Conservationists refuse to give up hope. "Please do not tell a ranger that we’re not going to win this war," Fuls emphasized. "If we as conservationists stop believing that we’re going to win this, then we have lost it. We’re the last thin green line between the extinction of rhinos." That determination is visible in the evolving arsenal of anti-poaching tactics deployed across South Africa. According to the AP, rangers now use drones, night surveillance equipment, radar technology, motion-sensing cameras, and artificial intelligence to monitor vast reserves. Rhinos are fitted with tracking devices, allowing rangers to know their precise locations at all times. K-9 dog units patrol alongside their human counterparts, sniffing out threats before they can strike.

Some reserves have taken the controversial step of dehorning their rhinos—a process that removes the horn to make the animals less attractive targets for poachers. While this doesn’t entirely eliminate the risk, it is one of several creative strategies conservationists are using to tip the scales in favor of the rhinos.

Innovation continues on other fronts as well.
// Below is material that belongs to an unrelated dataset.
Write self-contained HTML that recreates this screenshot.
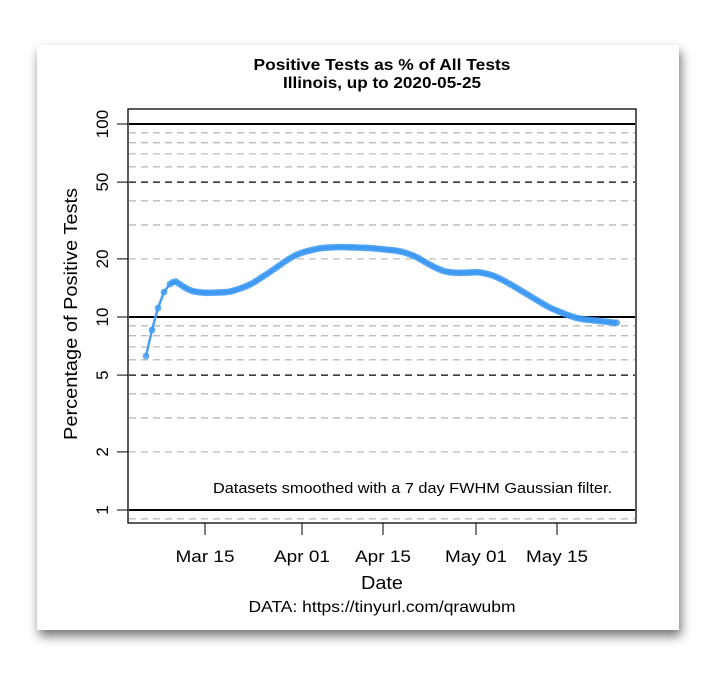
<!DOCTYPE html>
<html><head><meta charset="utf-8"><style>
html,body{margin:0;padding:0;background:#fff;width:717px;height:675px;overflow:hidden}
#card{position:absolute;left:37px;top:45px;width:642px;height:585px;background:#fff;box-shadow:2px 6px 10px rgba(0,0,0,0.55)}
svg{position:absolute;left:0;top:0}
text{font-family:"Liberation Sans",Arial,sans-serif;fill:#000}
</style></head><body>
<div id="card"></div>
<svg id="s" width="717" height="675" xmlns="http://www.w3.org/2000/svg">
<text x="382" y="70" font-size="16" font-weight="bold" text-anchor="middle" textLength="257" lengthAdjust="spacingAndGlyphs">Positive Tests as % of All Tests</text>
<text x="382" y="88" font-size="16" font-weight="bold" text-anchor="middle" textLength="198" lengthAdjust="spacingAndGlyphs">Illinois, up to 2020-05-25</text>
<g id="grid"></g>
<rect x="128" y="109" width="508" height="414" fill="none" stroke="#000" stroke-width="1.3"/>
<g id="ticks" stroke="#000" stroke-width="1"></g>
<g font-size="17" id="ylab"></g>
<text font-size="18" transform="translate(77,314) rotate(-90)" text-anchor="middle" textLength="252" lengthAdjust="spacingAndGlyphs">Percentage of Positive Tests</text>
<g font-size="17" text-anchor="middle">
<text x="205" y="562" textLength="59" lengthAdjust="spacingAndGlyphs">Mar 15</text><text x="302" y="562" textLength="56" lengthAdjust="spacingAndGlyphs">Apr 01</text><text x="383" y="562" textLength="56" lengthAdjust="spacingAndGlyphs">Apr 15</text><text x="476" y="562" textLength="62" lengthAdjust="spacingAndGlyphs">May 01</text><text x="557" y="562" textLength="62" lengthAdjust="spacingAndGlyphs">May 15</text>
</g>
<text x="382" y="589" font-size="18" text-anchor="middle" textLength="42" lengthAdjust="spacingAndGlyphs">Date</text>
<text x="382" y="612" font-size="16" text-anchor="middle" textLength="267" lengthAdjust="spacingAndGlyphs">DATA: https://tinyurl.com/qrawubm</text>
<text x="612" y="493" font-size="15" text-anchor="end" textLength="399" lengthAdjust="spacingAndGlyphs">Datasets smoothed with a 7 day FWHM Gaussian filter.</text>
<g id="series"></g>
</svg>
<script>
var NS="http://www.w3.org/2000/svg";
function Y(v){return 510-193*Math.log10(v);}
function el(p,tag,a){var e=document.createElementNS(NS,tag);for(var k in a)e.setAttribute(k,a[k]);p.appendChild(e);return e;}
var g=document.getElementById('grid');
var vals=[0.9,2,3,4,6,7,8,9,20,30,40,60,70,80,90];
vals.forEach(function(v){el(g,'line',{x1:129,x2:635,y1:Y(v),y2:Y(v),stroke:'#bbb','stroke-width':1.3,'stroke-dasharray':'7,5'});});
[5,50].forEach(function(v){el(g,'line',{x1:129,x2:635,y1:Y(v),y2:Y(v),stroke:'#000','stroke-width':1.3,'stroke-dasharray':'7,5'});});
[1,10,100].forEach(function(v){el(g,'line',{x1:129,x2:635,y1:Y(v),y2:Y(v),stroke:'#000','stroke-width':2});});
var t=document.getElementById('ticks');
[1,2,5,10,20,50,100].forEach(function(v){el(t,'line',{x1:117,x2:128,y1:Y(v),y2:Y(v)});});
[205,302,383,476,557].forEach(function(x){el(t,'line',{x1:x,x2:x,y1:523,y2:535});});
var yl=document.getElementById('ylab');
[1,2,5,10,20,50,100].forEach(function(v){var e=el(yl,'text',{transform:'translate(108,'+Y(v)+') rotate(-90)','text-anchor':'middle'});e.textContent=v;});
var A=[[146,356],[152,330],[158,308],[164,292],[170,284],[175,281],[181,285],[190,291],[205,293],[230,292],[250,285],[270,272],[290,258],[300,253],[320,248],[340,247],[370,248],[400,251],[415,256],[430,265],[445,272],[460,273],[480,272],[495,276],[510,284],[530,296],[550,308],[570,316],[580,319],[600,321],[617,323]];
function interp(x){for(var i=0;i<A.length-1;i++){if(x<=A[i+1][0]){var f=(x-A[i][0])/(A[i+1][0]-A[i][0]);return A[i][1]+f*(A[i+1][1]-A[i][1]);}}return A[A.length-1][1];}
function sm(x){if(x<185)return interp(x);var s=0,n=0;for(var d=-6;d<=6;d+=1){var xx=Math.min(617,x+d);s+=interp(xx);n++;}return s/n;}
var s=document.getElementById('series');var pts=[];
for(var i=0;i<5;i++){pts.push(A[i]);}
for(var x=170+2.9;x<=617.5;x+=2.9){pts.push([x,sm(x)]);}
el(s,'polyline',{points:pts.map(function(p){return p[0].toFixed(1)+','+p[1].toFixed(1);}).join(' '),fill:'none',stroke:'#4a9ff0','stroke-width':2.5,'stroke-linejoin':'round'});
pts.forEach(function(p){el(s,'circle',{cx:p[0],cy:p[1],r:3.4,fill:'#3d98f2','fill-opacity':0.8});});
</script>
</body></html>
In 2025, a group of South African scientists, working with the International Atomic Energy Agency, launched a program to inject small amounts of radioactive material into rhino horns. The idea is twofold: to make the horns unsellable on illegal markets and to ensure that any horn smuggled across borders can be easily detected. The scientists are quick to note that the radioactive material does not harm the rhinos. It’s a bold move, one that reflects the urgency and ingenuity driving the conservation movement today.

But technology and tactics alone aren’t enough. Sometimes, the answer is to move the rhinos themselves. Conservationists have revived the legendary Operation Rhino, first launched in the 1960s, which saved the southern white rhino from the brink of extinction by relocating the last survivors to safer areas. Today, this strategy is being repeated, both in South Africa and beyond. One notable effort, led by the Peace Parks Foundation, has seen nearly 50 black and white rhinos moved to Zinave National Park in neighboring Mozambique—a reserve once decimated by poaching. According to Peace Parks, the operation has already yielded results: eight rhino calves have been born in Zinave since the relocation. "It's been an incredible success story," said Gillian Rhodes, combating wildlife crime program manager at Peace Parks Foundation. Still, Rhodes cautioned that rhino poaching rates remain “devastating.”
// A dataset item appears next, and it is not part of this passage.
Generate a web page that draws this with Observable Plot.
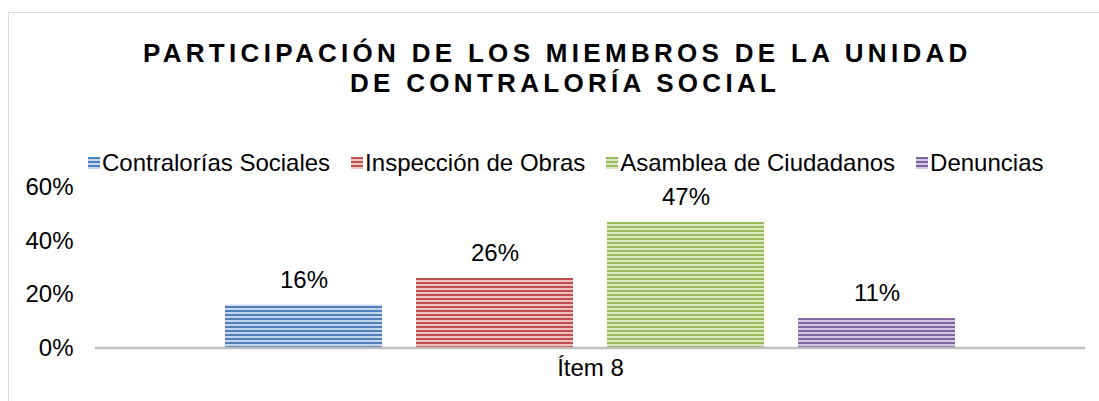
<!DOCTYPE html>
<html>
<head>
<meta charset="utf-8">
<script src="https://cdn.jsdelivr.net/npm/d3@7"></script>
<script src="https://cdn.jsdelivr.net/npm/@observablehq/plot@0.6"></script>
<style>
  html, body { margin: 0; padding: 0; background: #fff; overflow: hidden; }
  body { width: 1099px; height: 401px; position: relative; font-family: "Liberation Sans", Arial, sans-serif; color: #000; }
  #frame { position: absolute; left: 8px; top: 12px; width: 1200px; height: 500px; border: 1px solid #d9d9d9; box-sizing: border-box; }
  .tline { position: absolute; white-space: nowrap; font-weight: bold; font-size: 26px; line-height: 30px; letter-spacing: 4.3px; }
  #t1 { left: 143px; top: 37.5px; }
  #t2 { left: 350px; top: 68px; }
  #legend { position: absolute; left: 88px; top: 148px; display: flex; font-size: 24px; line-height: 30px; white-space: nowrap; }
  .item { display: flex; align-items: center; margin-right: 21px; }
  .item svg { width: 12px; height: 12px; margin-right: 2px; }
  #chart { position: absolute; left: 0; top: 170px; }
</style>
</head>
<body>
<div id="frame"></div>
<div id="t1" class="tline">PARTICIPACIÓN DE LOS MIEMBROS DE LA UNIDAD</div>
<div id="t2" class="tline">DE CONTRALORÍA SOCIAL</div>
<div id="legend"></div>
<div id="chart"></div>
<svg width="0" height="0" style="position:absolute">
  <defs id="pdefs"></defs>
</svg>
<script>
const group = "Ítem 8";
const series = ["Contralorías Sociales", "Inspección de Obras", "Asamblea de Ciudadanos", "Denuncias"];
const values = [0.16, 0.26, 0.47, 0.11];
const yTicks = [0, 0.2, 0.4, 0.6];

const darkColors = ["#4f81bd", "#c0504d", "#9bbb59", "#8064a2"];
const lightColors = ["#c5d6ec", "#eec4c3", "#dbe8c4", "#d2c7e0"];

// stripe patterns
const defs = document.getElementById("pdefs");
series.forEach((s, i) => {
  defs.insertAdjacentHTML("beforeend",
    `<pattern id="stripe${i}" patternUnits="userSpaceOnUse" width="8" height="4">
       <rect width="8" height="4" fill="${lightColors[i]}"/>
       <rect y="0" width="8" height="2" fill="${darkColors[i]}"/>
     </pattern>`);
});

// legend
const legend = document.getElementById("legend");
series.forEach((s, i) => {
  const el = document.createElement("div");
  el.className = "item";
  el.innerHTML = `<svg viewBox="0 0 12 12"><rect width="12" height="12" fill="url(#stripe${i})"/></svg><span>${s}</span>`;
  legend.appendChild(el);
});

const data = series.map((s, i) => ({series: s, value: values[i], fill: `url(#stripe${i})`}));

const chart = Plot.plot({
  width: 1099,
  height: 231,
  marginLeft: 95,
  marginRight: 14,
  marginTop: 17,
  marginBottom: 53.5,
  style: {fontFamily: "'Liberation Sans', Arial, sans-serif", fontSize: "24px", color: "#000", background: "transparent", overflow: "visible"},
  x: {domain: series, range: [224, 956], paddingInner: 0.178, paddingOuter: 0, axis: null},
  y: {domain: [0, 0.6], ticks: yTicks, tickFormat: d3.format(".0%"), tickSize: 0, tickPadding: 22, label: null},
  color: {type: "identity"},
  marks: [
    Plot.barY(data, {x: "series", y: "value", fill: "fill"}),
    Plot.ruleY([0], {stroke: "#bfbfbf", strokeWidth: 2.5}),
    Plot.text(data, {x: "series", y: "value", text: d => d3.format(".0%")(d.value), dy: -25, fontSize: 24, fill: "#000"}),
    Plot.text([group], {frameAnchor: "bottom", text: d => d, dy: 28, fontSize: 24, fill: "#000"})
  ]
});
document.getElementById("chart").appendChild(chart);
</script>
</body>
</html>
World Rhino Day itself is a relatively recent creation, established in 2010 to raise awareness about the threats facing all five of the world’s rhino species. While the focus often falls on Africa’s black and southern white rhinos, the situation in Asia is, if anything, even more dire. The International Rhino Foundation’s latest count puts the number of greater one-horned rhinos at just over 4,000. The Javan rhino population hovers around 50, while fewer than 50 Sumatran rhinos remain. These numbers are a stark reminder that the fight to save rhinos is a global one and that every loss counts.
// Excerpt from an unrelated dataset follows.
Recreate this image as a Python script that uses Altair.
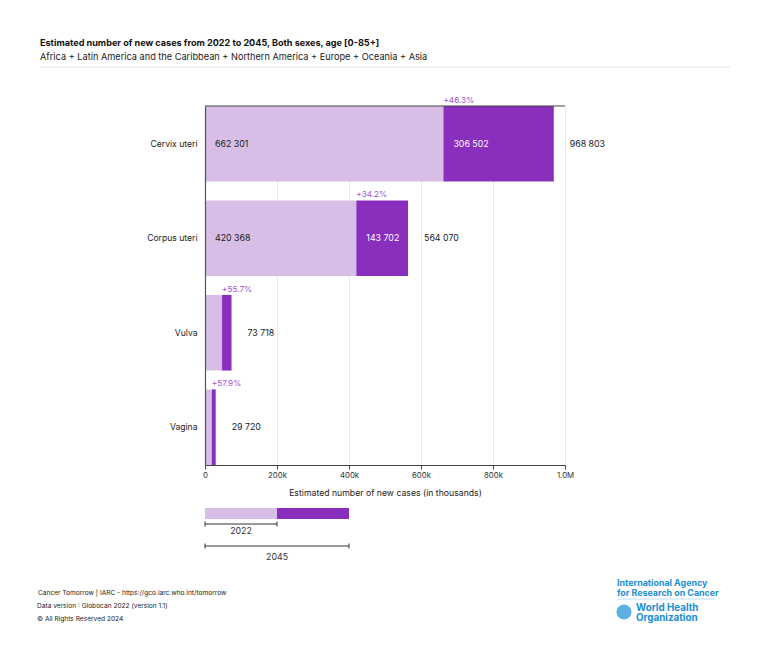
import altair as alt
import pandas as pd

# Cancer sites and estimated new cases, 2022 and projected 2045
sites = ["Cervix uteri", "Corpus uteri", "Vulva", "Vagina"]
cases_2022 = [662301, 420368, 47347, 18822]
cases_2045 = [968803, 564070, 73718, 29720]
x_ticks = [0, 200000, 400000, 600000, 800000, 1000000]

LIGHT = "#d6bee6"
DARK = "#8a2ebd"
PCT = "#a152d4"
FONT = "Inter"


def spaced(v):
    return f"{v:,}".replace(",", " ")


df = pd.DataFrame({"site": sites, "c2022": cases_2022, "c2045": cases_2045})
df["zero"] = 0
df["inc"] = df["c2045"] - df["c2022"]
df["lab2022"] = df["c2022"].map(spaced)
df["labinc"] = df["inc"].map(spaced)
df["labtot"] = df["c2045"].map(spaced)
df["labpct"] = ["+{:.1f}%".format(100 * i / s) for i, s in zip(df["inc"], df["c2022"])]

# legend sample: 2022 segment then the added 2045 segment
legend_parts = ["2022", "2045"]
legend_start = [0, 200000]
legend_end = [200000, 400000]
legend_df = pd.DataFrame({"start": legend_start, "end": legend_end, "part": legend_parts})
one = pd.DataFrame({"k": [0]})

x_scale = alt.Scale(domain=[0, 1000000], nice=False)
y_enc = alt.Y(
    "site:N",
    sort=sites,
    scale=alt.Scale(paddingInner=0.2, paddingOuter=0),
    axis=alt.Axis(title=None, ticks=False, domainColor="#555", domainWidth=1.2, zindex=1,
                  labelPadding=8, labelFontSize=8.6, labelColor="#222", labelFont=FONT),
)

base = alt.Chart(df)

bars_2022 = base.mark_bar(color=LIGHT).encode(
    x=alt.X("zero:Q", scale=x_scale,
            axis=alt.Axis(values=x_ticks, grid=True, gridColor="#e8e8e8", labelFlush=False,
                          labelExpr="datum.value == 0 ? '0' : format(datum.value, '.2s')",
                          title="Estimated number of new cases (in thousands)",
                          titleFontWeight="normal", titleFontSize=8.7, titleFont=FONT,
                          titleColor="#222", titlePadding=10,
                          labelFontSize=7.8, labelColor="#333", labelFont=FONT,
                          domainColor="#444", tickColor="#444", tickSize=4)),
    x2="c2022:Q",
    y=y_enc,
)

bars_inc = base.mark_bar(color=DARK).encode(x="c2022:Q", x2="c2045:Q", y=y_enc)

big = base.transform_filter("datum.c2022 >= 100000")

lab_2022 = big.mark_text(align="left", baseline="middle", dx=10, fontSize=8.8,
                         color="#222", font=FONT).encode(x="zero:Q", y=y_enc, text="lab2022:N")
lab_inc = big.mark_text(align="left", baseline="middle", dx=10, fontSize=8.8,
                        color="white", font=FONT).encode(x="c2022:Q", y=y_enc, text="labinc:N")
lab_tot = base.mark_text(align="left", baseline="middle", dx=16, fontSize=8.8,
                         color="#222", font=FONT).encode(x="c2045:Q", y=y_enc, text="labtot:N")
lab_pct = base.mark_text(align="left", baseline="bottom", dy=-1, fontSize=8.2,
                         color=PCT, font=FONT).encode(
    x="c2022:Q", y=alt.Y("site:N", sort=sites, bandPosition=0), text="labpct:N")

top_line = alt.Chart(one).mark_rule(color="#444", strokeWidth=1.2).encode(
    x=alt.value(0), x2=alt.value(360), y=alt.value(0))

# legend below the axis, drawn on the same x scale
leg = alt.Chart(legend_df)
leg_bars = leg.mark_bar().encode(
    x="start:Q", x2="end:Q", y=alt.value(402), y2=alt.value(413),
    color=alt.Color("part:N", scale=alt.Scale(domain=legend_parts, range=[LIGHT, DARK]), legend=None),
)

bracket_layers = []
for part, ypix, ytxt in zip(legend_parts, [418, 440], [424.5, 451]):
    b = leg.transform_filter(alt.datum.part == part).transform_calculate(
        zero="0", mid="datum.end / 2")
    bracket_layers.append(b.mark_rule(color="#333").encode(
        x="zero:Q", x2="end:Q", y=alt.value(ypix)))
    bracket_layers.append(b.mark_rule(color="#333").encode(
        x="zero:Q", y=alt.value(ypix - 2.5), y2=alt.value(ypix + 2.5)))
    bracket_layers.append(b.mark_rule(color="#333").encode(
        x="end:Q", y=alt.value(ypix - 2.5), y2=alt.value(ypix + 2.5)))
    bracket_layers.append(b.mark_text(fontSize=8.8, color="#333", font=FONT, baseline="middle").encode(
        x="mid:Q", y=alt.value(ytxt), text="part:N"))


def note(text, x, y, size=7.5, weight="normal", color="#222", align="left"):
    return alt.Chart(one).mark_text(align=align, baseline="middle", fontSize=size,
                                    fontWeight=weight, color=color, font=FONT).encode(
        x=alt.value(x), y=alt.value(y), text=alt.value(text))


title = note("Estimated number of new cases from 2022 to 2045, Both sexes, age [0-85+]",
             -165, -63, size=9.1, weight="bold", color="#111")
subtitle = note("Africa + Latin America and the Caribbean + Northern America + Europe + Oceania + Asia",
                -165, -49, size=9.2, color="#222")
sep = alt.Chart(one).mark_rule(color="#e3e3e3").encode(
    x=alt.value(-165), x2=alt.value(525), y=alt.value(-39))

foot1 = note("Cancer Tomorrow | IARC  - https://gco.iarc.who.int/tomorrow", -167, 487, size=6.6)
foot2 = note("Data version : Globocan 2022 (version 1.1)", -168, 500, size=6.6)
foot3 = note("\u00a9 All Rights Reserved 2024", -168, 513, size=6.6)

BLUE = "#1a8fd3"
iarc1 = note("International Agency", 412, 477, size=8.9, weight="bold", color=BLUE)
iarc2 = note("for Research on Cancer", 412, 487, size=8.9, weight="bold", color=BLUE)
logo_sep = alt.Chart(one).mark_rule(color="#bfe0f3").encode(
    x=alt.value(412), x2=alt.value(510), y=alt.value(493))
emblem = alt.Chart(one).mark_point(filled=True, color=BLUE, size=230, shape="circle").encode(
    x=alt.value(419), y=alt.value(506))
who1 = note("World Health", 431, 502, size=9.8, weight="bold", color=BLUE)
who2 = note("Organization", 431, 512, size=9.8, weight="bold", color=BLUE)

chart = alt.layer(
    bars_2022, bars_inc, lab_2022, lab_inc, lab_tot, lab_pct, top_line,
    leg_bars, *bracket_layers,
    title, subtitle, sep, foot1, foot2, foot3,
    iarc1, iarc2, logo_sep, emblem, who1, who2,
).properties(
    width=360, height=359,
    autosize=alt.AutoSizeParams(type="none"),
    padding={"left": 205, "top": 106, "right": 203, "bottom": 194},
    background="white",
).configure_view(stroke=None)

chart.save("out.html", embed_options={"renderer": "svg", "actions": False})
Back in South Africa, the mood on World Rhino Day was one of cautious optimism mixed with resolve. The country’s unique position as both custodian and epicenter of the rhino crisis means that its actions resonate far beyond its borders. As conservationists, scientists, and rangers gathered to mark the day, their message was clear: progress is possible, but the battle is not yet won. Every rhino saved is a step toward a future where these extraordinary creatures might once again thrive in the wild—safe from the threat of extinction, and from the poachers who still hunt them, one day at a time.